Supplied records:
* BEGIN *
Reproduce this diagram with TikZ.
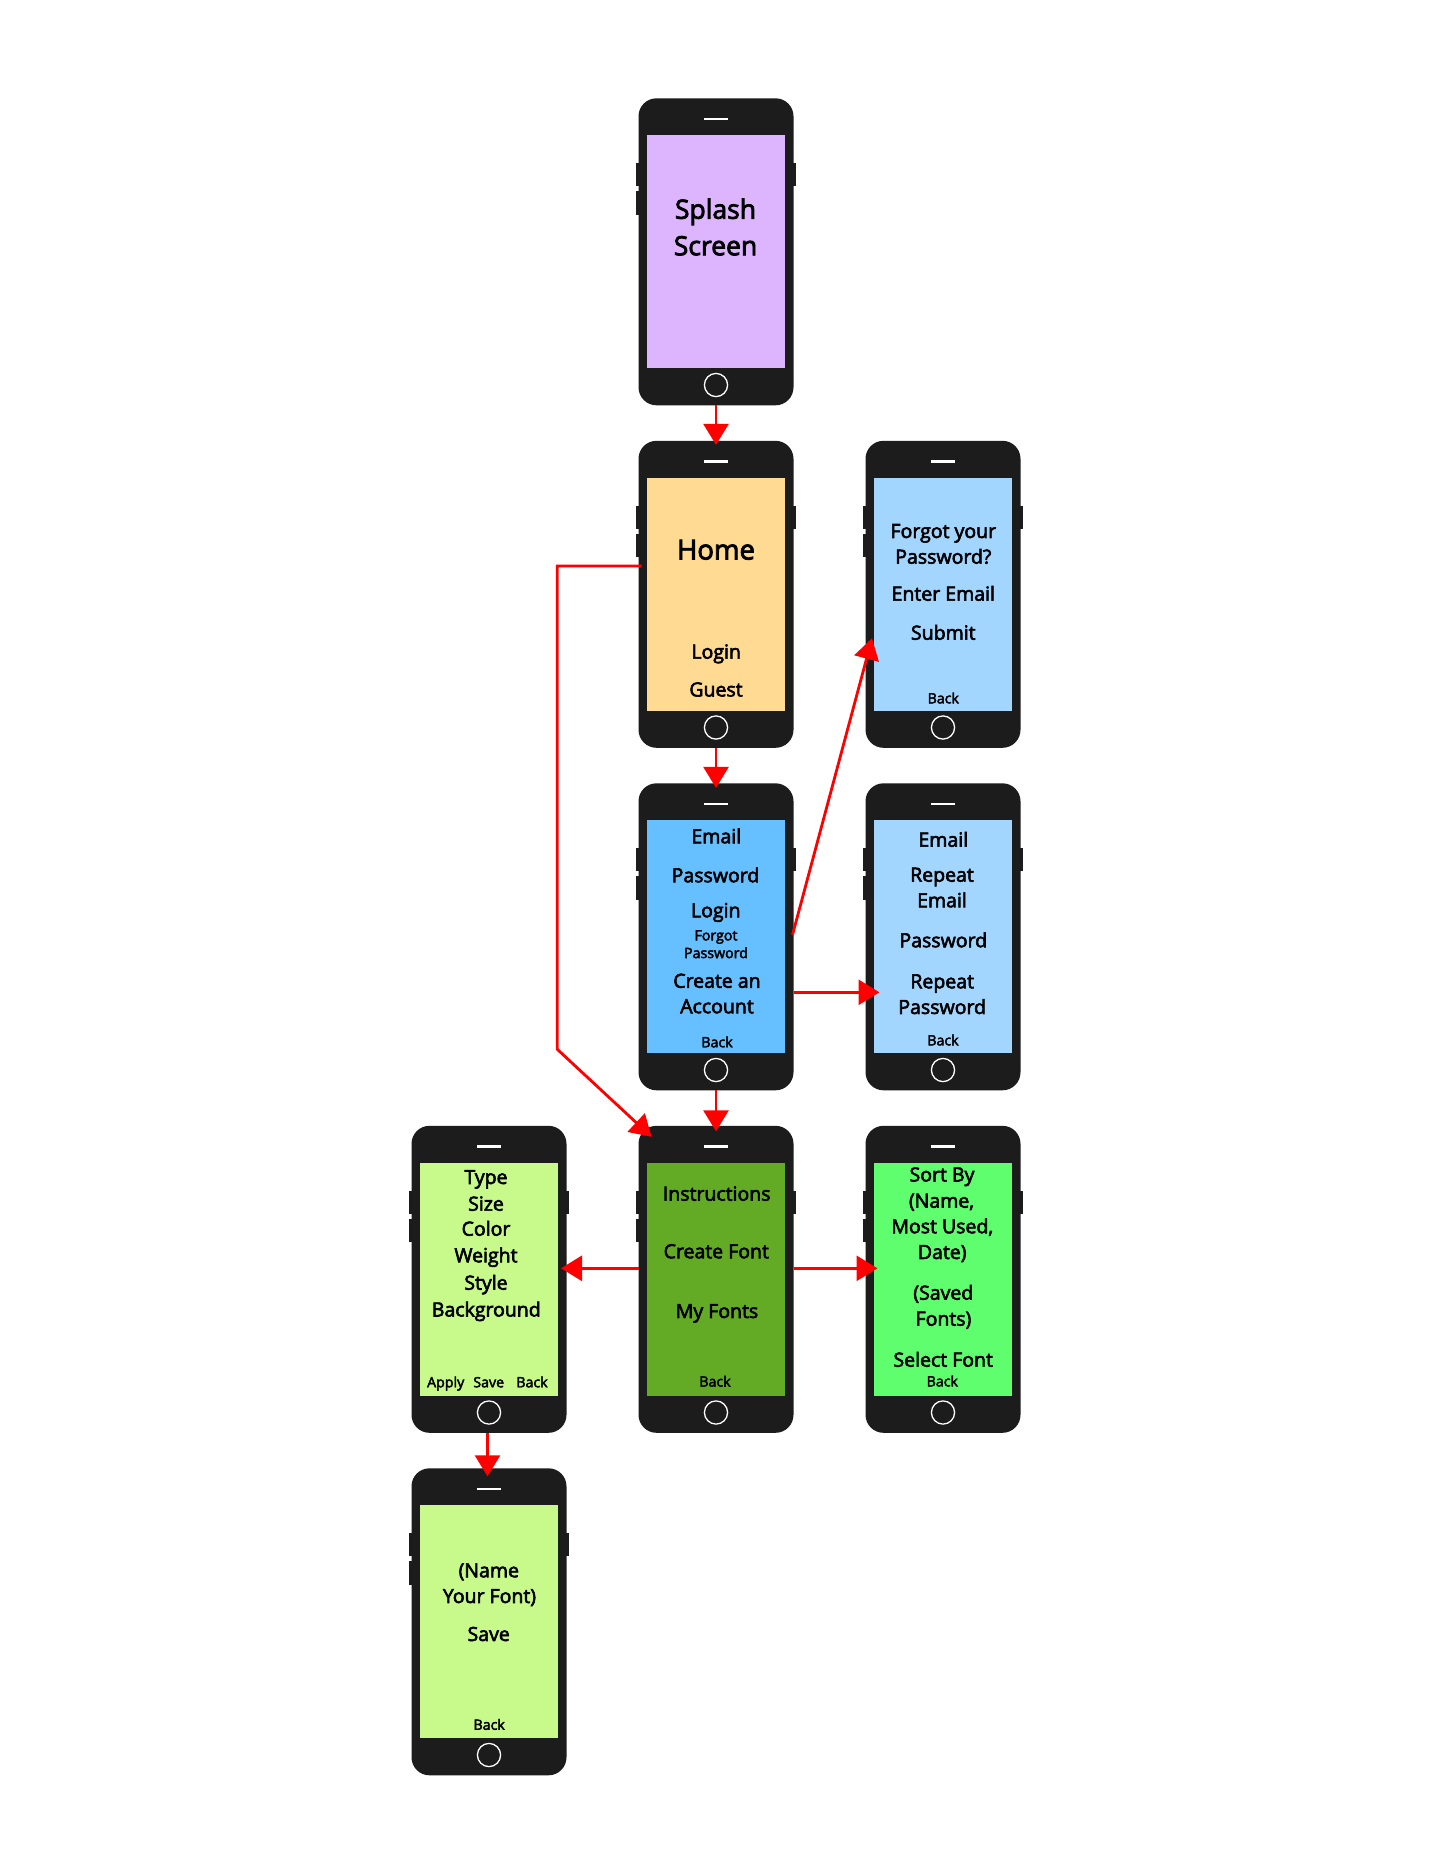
* END *
* BEGIN *
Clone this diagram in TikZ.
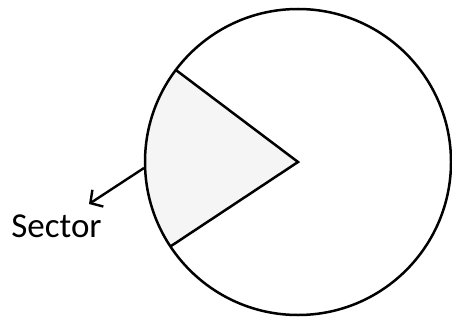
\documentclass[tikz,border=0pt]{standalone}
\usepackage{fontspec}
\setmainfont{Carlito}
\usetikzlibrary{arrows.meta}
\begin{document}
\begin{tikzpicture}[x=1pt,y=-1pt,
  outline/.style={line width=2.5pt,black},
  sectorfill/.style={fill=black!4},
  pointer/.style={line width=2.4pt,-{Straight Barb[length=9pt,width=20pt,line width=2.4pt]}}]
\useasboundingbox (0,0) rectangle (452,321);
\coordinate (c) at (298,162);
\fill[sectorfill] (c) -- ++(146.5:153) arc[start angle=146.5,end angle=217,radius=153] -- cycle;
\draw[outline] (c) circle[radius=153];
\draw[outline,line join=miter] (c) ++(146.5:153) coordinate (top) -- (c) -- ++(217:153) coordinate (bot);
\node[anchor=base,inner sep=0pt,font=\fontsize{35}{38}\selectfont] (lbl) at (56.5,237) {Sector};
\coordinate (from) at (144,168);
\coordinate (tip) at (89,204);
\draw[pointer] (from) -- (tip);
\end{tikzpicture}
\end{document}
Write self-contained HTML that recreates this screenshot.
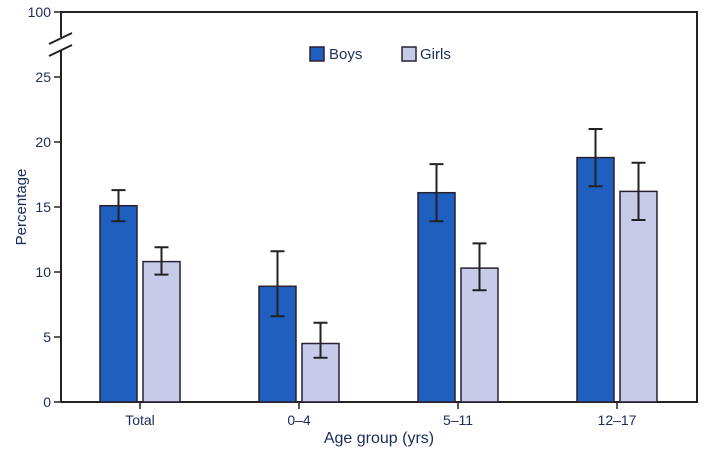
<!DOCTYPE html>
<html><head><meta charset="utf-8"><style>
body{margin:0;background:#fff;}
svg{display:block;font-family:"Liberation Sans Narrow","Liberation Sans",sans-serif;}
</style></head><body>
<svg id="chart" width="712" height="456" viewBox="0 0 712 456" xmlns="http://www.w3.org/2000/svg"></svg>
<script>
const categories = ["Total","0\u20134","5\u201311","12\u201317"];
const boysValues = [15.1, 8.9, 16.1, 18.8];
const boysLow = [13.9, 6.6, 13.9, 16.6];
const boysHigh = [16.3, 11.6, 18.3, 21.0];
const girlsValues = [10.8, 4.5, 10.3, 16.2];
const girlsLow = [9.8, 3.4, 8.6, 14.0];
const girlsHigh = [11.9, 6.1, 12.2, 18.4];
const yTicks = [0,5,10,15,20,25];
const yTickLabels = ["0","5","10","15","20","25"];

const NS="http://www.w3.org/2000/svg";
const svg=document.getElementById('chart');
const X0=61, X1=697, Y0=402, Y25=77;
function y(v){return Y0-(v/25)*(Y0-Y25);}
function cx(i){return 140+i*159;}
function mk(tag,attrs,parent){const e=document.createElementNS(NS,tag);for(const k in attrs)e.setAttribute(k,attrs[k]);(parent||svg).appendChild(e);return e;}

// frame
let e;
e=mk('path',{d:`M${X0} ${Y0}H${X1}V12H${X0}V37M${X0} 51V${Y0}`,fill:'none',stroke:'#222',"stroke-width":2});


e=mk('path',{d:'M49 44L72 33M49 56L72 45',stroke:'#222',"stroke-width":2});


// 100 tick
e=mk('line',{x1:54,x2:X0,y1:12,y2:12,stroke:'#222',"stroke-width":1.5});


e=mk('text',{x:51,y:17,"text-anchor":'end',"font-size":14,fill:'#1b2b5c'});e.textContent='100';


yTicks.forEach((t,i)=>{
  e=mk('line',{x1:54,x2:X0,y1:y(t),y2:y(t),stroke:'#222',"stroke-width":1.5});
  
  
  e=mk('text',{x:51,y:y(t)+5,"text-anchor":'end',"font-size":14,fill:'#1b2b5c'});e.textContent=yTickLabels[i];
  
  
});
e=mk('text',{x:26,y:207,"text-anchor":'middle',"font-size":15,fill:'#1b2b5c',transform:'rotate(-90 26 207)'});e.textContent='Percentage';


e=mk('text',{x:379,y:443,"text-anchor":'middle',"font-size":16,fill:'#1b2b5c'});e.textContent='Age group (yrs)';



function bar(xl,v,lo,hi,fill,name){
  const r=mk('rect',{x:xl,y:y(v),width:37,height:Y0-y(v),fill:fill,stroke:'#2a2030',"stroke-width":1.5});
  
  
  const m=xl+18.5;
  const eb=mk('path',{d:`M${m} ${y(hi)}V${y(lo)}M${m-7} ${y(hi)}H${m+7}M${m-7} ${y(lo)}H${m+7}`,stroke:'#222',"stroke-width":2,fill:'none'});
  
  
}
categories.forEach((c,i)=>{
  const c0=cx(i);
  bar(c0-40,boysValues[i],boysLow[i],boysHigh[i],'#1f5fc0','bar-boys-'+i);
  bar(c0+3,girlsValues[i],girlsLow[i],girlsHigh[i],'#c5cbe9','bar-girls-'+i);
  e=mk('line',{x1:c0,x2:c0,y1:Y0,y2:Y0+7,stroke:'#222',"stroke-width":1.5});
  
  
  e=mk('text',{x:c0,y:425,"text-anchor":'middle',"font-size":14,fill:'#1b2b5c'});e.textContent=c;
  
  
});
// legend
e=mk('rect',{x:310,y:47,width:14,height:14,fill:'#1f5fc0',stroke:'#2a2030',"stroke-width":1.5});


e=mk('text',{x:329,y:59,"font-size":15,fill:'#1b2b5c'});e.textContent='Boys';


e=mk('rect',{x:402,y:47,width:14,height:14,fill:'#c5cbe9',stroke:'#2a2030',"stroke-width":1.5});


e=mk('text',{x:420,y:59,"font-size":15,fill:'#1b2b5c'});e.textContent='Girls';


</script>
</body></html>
* END *
* BEGIN *
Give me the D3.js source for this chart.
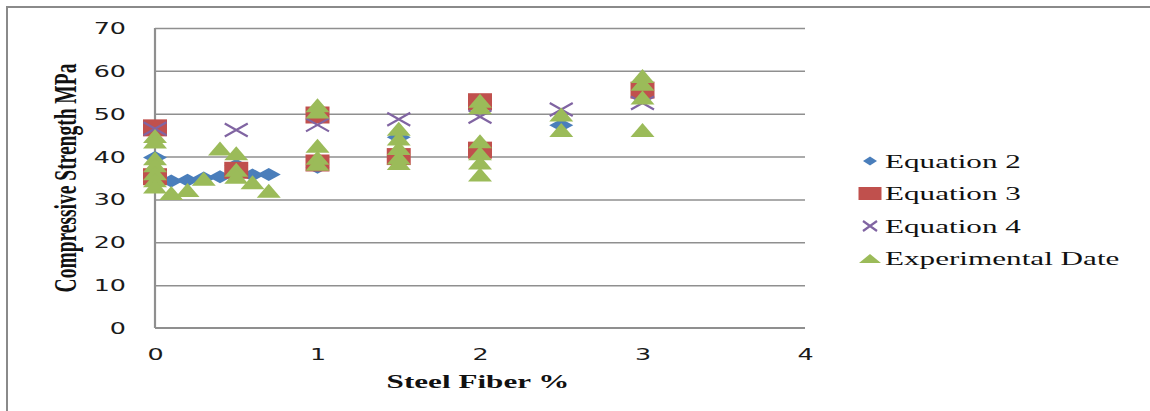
* END *
Copy out, exactly, every line from the one that contains "Write self-contained HTML" through the one that contains "44L72 33M49 56L72". Pictures stay out of the copy.

Write self-contained HTML that recreates this screenshot.
<!DOCTYPE html>
<html><head><meta charset="utf-8"><style>
body{margin:0;background:#fff;}
svg{display:block;font-family:"Liberation Sans Narrow","Liberation Sans",sans-serif;}
</style></head><body>
<svg id="chart" width="712" height="456" viewBox="0 0 712 456" xmlns="http://www.w3.org/2000/svg"></svg>
<script>
const categories = ["Total","0\u20134","5\u201311","12\u201317"];
const boysValues = [15.1, 8.9, 16.1, 18.8];
const boysLow = [13.9, 6.6, 13.9, 16.6];
const boysHigh = [16.3, 11.6, 18.3, 21.0];
const girlsValues = [10.8, 4.5, 10.3, 16.2];
const girlsLow = [9.8, 3.4, 8.6, 14.0];
const girlsHigh = [11.9, 6.1, 12.2, 18.4];
const yTicks = [0,5,10,15,20,25];
const yTickLabels = ["0","5","10","15","20","25"];

const NS="http://www.w3.org/2000/svg";
const svg=document.getElementById('chart');
const X0=61, X1=697, Y0=402, Y25=77;
function y(v){return Y0-(v/25)*(Y0-Y25);}
function cx(i){return 140+i*159;}
function mk(tag,attrs,parent){const e=document.createElementNS(NS,tag);for(const k in attrs)e.setAttribute(k,attrs[k]);(parent||svg).appendChild(e);return e;}

// frame
let e;
e=mk('path',{d:`M${X0} ${Y0}H${X1}V12H${X0}V37M${X0} 51V${Y0}`,fill:'none',stroke:'#222',"stroke-width":2});


e=mk('path',{d:'M49 44L72 33M49 56L72 45',stroke:'#222',"stroke-width":2});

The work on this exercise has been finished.